Events to watch out for
- Ubud Writers and Readers Festival – One of the world’s most celebrated literary and artistic event, hosting local and international guests to discuss, share and collaborate a wide range of topics… or about their book.
- Bali Spirit Festival – The ultimate yoga, dance and music festival in Bali, where you can experience performances and masterclasses ranging from forest yoga, self-development seminars, breathing fest and dance/martial arts extravaganza.
- Royal funerals – Experience one of the world’s most unique and grandest funeral procession. Seeing that it’s a funeral, this is something you can’t really plan your trip around, so make sure you follow local news updates before flying in just to see it.
- New Ubudians – I’ve always thought that those hippies or ‘earth loving’ stereotypes you see in movies was just an exaggerated depiction of the culture, but from the things I’ve experienced in Ubud so far, they weren’t far from the truth! In recent years, Ubud has become a place where people from every corner of the globe gather to share, learn and practice yoga, eco-living, an organic diet or to simply find themselves, which in turn attract a different crowd of tourists that you would ordinarily find in Seminyak or Kuta. I’m talking about the kind of crowd that would do handstands in the middle of the street or eat vegan gelato made of Irish moss and crystals (Kokolato Gelato).

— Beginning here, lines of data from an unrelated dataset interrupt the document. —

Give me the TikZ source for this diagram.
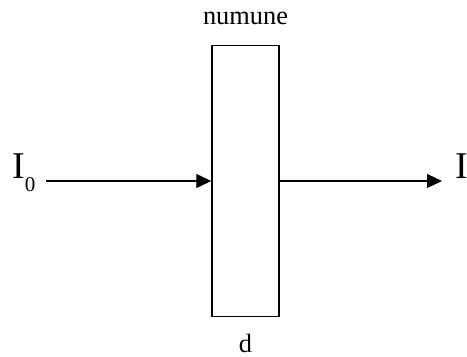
\documentclass[tikz,border=0pt]{standalone}
\usepackage{fontspec}
\setmainfont{Liberation Serif}
\usetikzlibrary{arrows.meta,positioning}
\tikzset{
  sample/.style={draw=black, line width=0.8pt, fill=white, inner sep=0pt,
    minimum width=1.34cm, minimum height=5.42cm},
  lbl/.style={inner sep=0pt, font=\fontsize{15}{18}\selectfont},
  beam/.style={inner sep=0pt, font=\fontsize{21.5}{24}\selectfont},
  arr/.style={-{Triangle[length=3mm,width=2.8mm]}, line width=0.6pt}
}
\begin{document}
\begin{tikzpicture}[x=0.02cm, y=-0.02cm]
  \useasboundingbox (0,0) rectangle (467,356);
  \node[sample] (sample) at (245.5,181) {};
  \node[lbl, above=0.4cm of sample] (name) {numune};
  \node[lbl, below=0.34cm of sample] (thick) {d};
  \node[beam, anchor=base west] (Iin) at (12,178) {I\raisebox{-7.4pt}{\fontsize{12}{14}\selectfont 0}};
  \node[beam, anchor=base west] (Iout) at (455,178) {I};

  \draw[arr] ([xshift=0.2cm]Iin.east |- sample.west) -- (sample.west);
  \draw[arr] (sample.east) -- ([xshift=-0.26cm]Iout.west |- sample.east);
\end{tikzpicture}
\end{document}
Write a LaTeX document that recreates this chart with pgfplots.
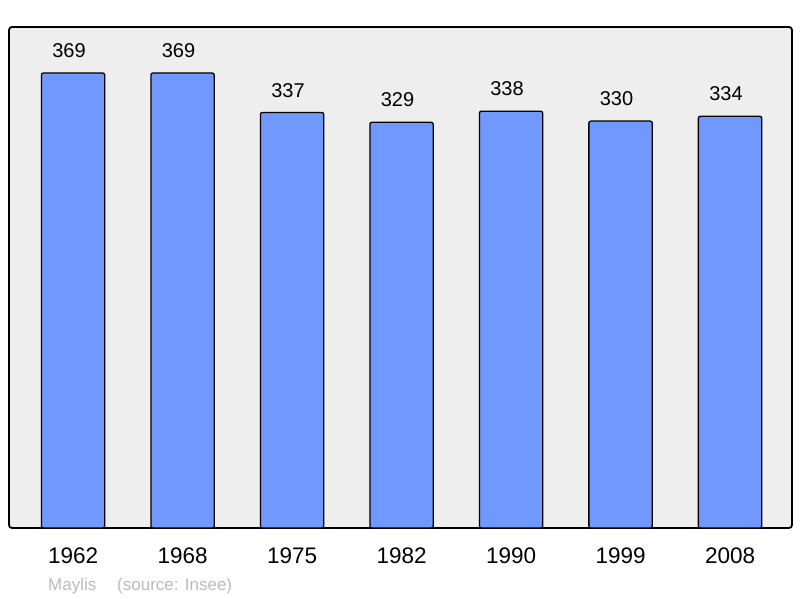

- Ubud overexposed? – I honestly feel sorry for the locals, I really do. I read so many reviews online about how the ‘charms’ or ‘magic’ of old Ubud is gone but seriously, what do you expect? Thousands pour into this small country town each year expecting to get the same cultural and spiritual experience they read about online. How can they keep doing things the way they did 20-30 years ago when their environment is constantly evolving and turning into something that they have to continuously adapt to.
I’m not saying that the old charms of Ubud is gone or anything, but you may have to dig a little deeper to find it. Get lost in the small winding roads away from the main streets, go to a local ceremony and eat at a warung. If you still can’t find that ‘magic’, then I honestly don’t know what it is that you were looking for.